We’ll call this number of possible States 𝑁. We’re to consider all the possible combinations of quantum numbers in the 𝑛 equals five shell. And to begin, let’s recall the quantum numbers in terms of which those possible combinations are named.
There are four numbers for us to consider. The first, 𝑛, called the principal quantum number, in general can be any positive integer. The second, 𝑙, which is the orbital angular momentum of an electron, can be any integer from zero up to 𝑛 minus one. The third quantum number, 𝑚 sub 𝑙, is called the magnetic quantum number; that value can range from negative 𝑙 to positive 𝑙 inclusive, always taking on an integer value. And finally, there’s 𝑚 sub 𝑠, the spin quantum number; any electron can have plus or minus one-half spin.
Based on these quantum number rules, we want to find the total number of possible combinations or states an electron in the 𝑛 equals five shell might have. To figure that out, we can create a table. In this table, we’re going to write out all the possible quantum number combinations for the 𝑛 equals five shell.
We’ll start with 𝑙. And we see, according to the rule for 𝑙, that it can range from zero up to 𝑛 minus one or four. So an electron in the 𝑛 equals five shell might have 𝑙 equals zero or one or two or three or four.
Next, we consider 𝑚 sub 𝑙, the magnetic quantum number. When 𝑙 is equal to zero, 𝑚 sub 𝑙 can simply have the value of zero. When 𝑙 is equal to one, 𝑚 sub 𝑙 can have a value of negative one. It can have a value of zero and a value of positive one. When 𝑙 is two, 𝑚 sub 𝑙 can be negative two, negative one, zero, one, and two, and likewise for 𝑙 equals three and four. For 𝑙 equals three, 𝑚 sub 𝑙 can be negative three, negative two, negative one, zero, one, two, or three.
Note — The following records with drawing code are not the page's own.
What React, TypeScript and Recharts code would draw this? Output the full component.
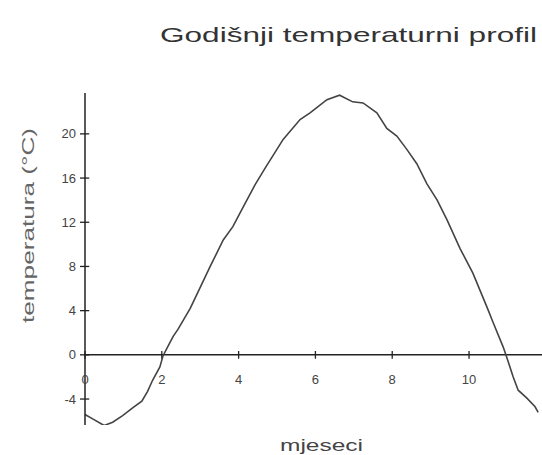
import { LineChart, Line, XAxis, YAxis, ReferenceLine } from 'recharts'

// temperature profile (month, °C)
const months = [
  0.0, 0.2, 0.5, 0.72, 0.98, 1.24, 1.48, 1.63, 1.76, 1.95, 2.03, 2.21, 2.3, 2.42,
  2.74, 3.0, 3.26, 3.6, 3.85, 4.09, 4.43, 4.69, 5.16, 5.6, 5.86, 6.3, 6.63, 6.97,
  7.24, 7.6, 7.86, 8.12, 8.38, 8.64, 8.9, 9.17, 9.43, 9.77, 10.1, 10.47, 10.63,
  10.89, 10.99, 11.15, 11.28, 11.5, 11.72, 11.8,
]
const temps = [
  -5.4, -5.8, -6.4, -6.1, -5.5, -4.8, -4.2, -3.3, -2.3, -1.1, -0.1, 1.1, 1.7, 2.3,
  4.2, 6.1, 8.0, 10.4, 11.6, 13.2, 15.4, 16.9, 19.5, 21.3, 21.9, 23.1, 23.5, 22.9,
  22.8, 21.9, 20.5, 19.8, 18.6, 17.3, 15.5, 14.0, 12.2, 9.6, 7.4, 4.3, 2.9,
  0.7, -0.3, -2.0, -3.2, -3.9, -4.7, -5.2,
]
const yTicks = [-4, 0, 4, 8, 12, 16, 20]
const xTicks = [0, 2, 4, 6, 8, 10]

const title = 'Godišnji temperaturni profil'
const yLabel = 'temperatura (°C)'
const xLabel = 'mjeseci'

const INK = '#222'
const TEXT = '#444'

export default function App() {
  const data = months.map((m, i) => ({ m, t: temps[i] }))

  return (
    <div style={{ position: 'absolute', left: 0, top: 0, width: 542, height: 455, background: '#fff', fontFamily: '"Liberation Sans", Arial, sans-serif' }}>
      <LineChart width={542} height={455} data={data} margin={{ top: 93, right: 0, bottom: 30, left: 40 }}>
        <XAxis dataKey="m" type="number" domain={[0, 11.9]} hide />
        <YAxis
          type="number"
          domain={[-6.35, 23.7]}
          ticks={yTicks}
          interval={0}
          allowDataOverflow
          width={45}
          axisLine={{ stroke: INK, strokeWidth: 1.5 }}
          tickLine={{ stroke: INK, strokeWidth: 1.3 }}
          tickSize={5}
          tickMargin={4}
          tick={{ fontSize: 13, fill: TEXT }}
        />
        <ReferenceLine y={0} stroke={INK} strokeWidth={1.5} />
        {/* inner half of the y ticks */}
        {yTicks.map(v => (
          <ReferenceLine key={`yt-${v}`} segment={[{ x: 0, y: v }, { x: 0.11, y: v }]} stroke={INK} strokeWidth={1.3} />
        ))}
        {/* x ticks sit on the zero line */}
        {xTicks.map(v => (
          <ReferenceLine
            key={`xt-${v}`}
            segment={[{ x: v, y: -0.35 }, { x: v, y: 0.35 }]}
            stroke={INK}
            strokeWidth={1.3}
            label={{ value: String(v), position: 'bottom', offset: 16, fontSize: 13, fill: TEXT }}
          />
        ))}
        <Line type="linear" dataKey="t" stroke="#444" strokeWidth={1.6} dot={false} isAnimationActive={false} />
      </LineChart>
      <svg width={542} height={455} style={{ position: 'absolute', left: 0, top: 0, pointerEvents: 'none' }}>
        <text x={160} y={42} fontSize={21} fill="#333" textLength={377} lengthAdjust="spacingAndGlyphs">{title}</text>
        <text transform="translate(34,323) rotate(-90)" fontSize={16} fill="#666" textLength={195} lengthAdjust="spacingAndGlyphs">{yLabel}</text>
        <text x={280} y={451} fontSize={16} fill="#444" textLength={83} lengthAdjust="spacingAndGlyphs">{xLabel}</text>
      </svg>
    </div>
  )
}
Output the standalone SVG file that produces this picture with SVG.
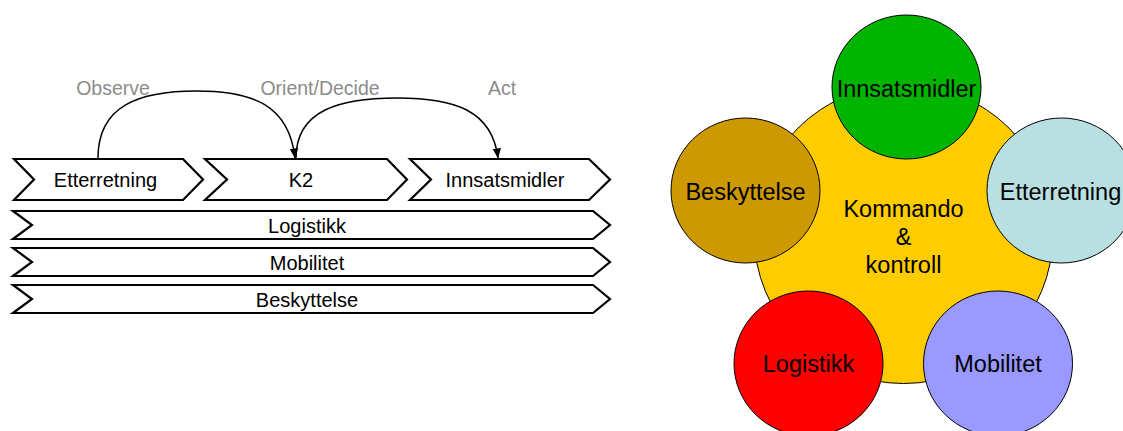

And for 𝑙 equals four, 𝑚 sub 𝑙 ranges from negative four to four, including the integers in between.
Moving on to 𝑚 sub 𝑠, the spin quantum number, this can take on a value of plus or minus one-half for each value of 𝑚 sub 𝑙. For 𝑚 sub 𝑙 equals zero, there are two possible values of 𝑚 sub 𝑠. And for each of the three possible values of 𝑚 sub 𝑙 for 𝑙 equals one, 𝑚 sub 𝑠 can again be plus or minus one-half, same for 𝑙 equals two, where each value of 𝑚 sub 𝑙 can have two values of 𝑚 sub 𝑠, and so on for 𝑙 equals three and 𝑙 equals four.
We can find the total number of possible electron orientations by adding up the possible orientations for each value of 𝑙. For 𝑙 equals zero, we have one possible 𝑚 sub 𝑙 value multiplied by two possible 𝑚 sub 𝑠 values for each 𝑚 sub 𝑙 value. That gives us a total number of possible states of two for 𝑙 equals zero.
For 𝑙 equals one, we have three possible 𝑚 sub 𝑙 values and, for each of those values, two possible 𝑚 sub 𝑠 values, giving us a total of six orientations allowable at the 𝑙 equals one level. For 𝑙 equals two, we now have five possible 𝑚 sub 𝑙 values, and each one has two possible 𝑚 sub 𝑠 values, giving us a total number of 10 possible states. For 𝑙 equals three, we now have seven possible 𝑚 sub 𝑙 values, each one multiplied by two possible 𝑚 sub 𝑠 values, giving us 14 total possible states. And for 𝑙 equals four, we have nine possible 𝑚 sub 𝑙 values, each one multiplied by two possible 𝑚 sub 𝑠 values, to give 18 possible electron configurations for 𝑙 equals four.
To find 𝑁, we simply sum up these five values. And when we do, we find 𝑁 is 50. That’s the total number of possible electron configurations in the 𝑛 equals five shell.